The study provides further evidence of the significant presence of NPEs in Europe. NPEs target mainly the ICT industry, where they acquired almost one in ten of all transacted patents over the past decade, with a peak of over 25% in 2019.

 

Last year Sterzi published an in-depth study of an aggressive NPE (also known as a patent assertion entity (PAE) or more colloquially, patent troll). It read like a detective story, following one dormant shell company after another to identify the true owners.

 

Sterzi’s latest study does not focus specifically on patent abuse. That will again be the main focus of his follow-up study expected in 2022. Instead this paper looks to quantify the presence of NPEs in the European patent market and to characterize their business models.

 

What is clear from this study is that the NPEs acquiring almost 10% of ICT patents traded in Europe include big established firms, many based in the US, as well as the small shell companies identified last year. “It’s not a question of size, it’s a question of intention,” Sterzi said.

 

The study’s findings also show that the majority of NPEs operating in Europe have business models built around monetizing their patents, rather than using them to make innovative products.

 

When an NPE acquires a patent, the number of citations of that patent falls when the acquirers are large patent aggregators. This indicates that the patented idea was of limited use, and that its owner wasn’t actively exploiting the patent in the market.

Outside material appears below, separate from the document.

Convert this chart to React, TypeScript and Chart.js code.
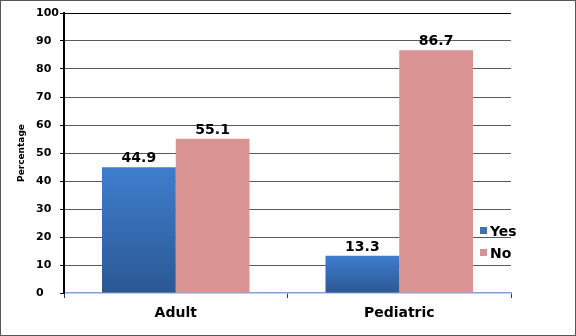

The number of citations is important because it indicates how relevant the patented idea is. Patents with limited citations are often used for financial gain only, and do not contribute much to further innovation.

 

Poor quality patents are ideal for NPEs looking to make money through litigation, rather than through exploitation of the patented technology. First, they are cheaper to buy. But more important, they are just as effective a tool to threaten companies that the NPE claims are breaching its patents.

 

To an operating company, the potential harm from an injunction, and the likelihood of a protracted and costly legal battle, may be as great with a trivial, low quality patent as with a higher quality one. So an operating company may  settle out of court to avoid these risks in either situation.

 

“I can’t say all NPEs are bad – some do encourage innovation by renumerating inventors – but there is a strong heterogeneity in the business models of NPEs – one focussed on monetization rather than intermediation,” he said.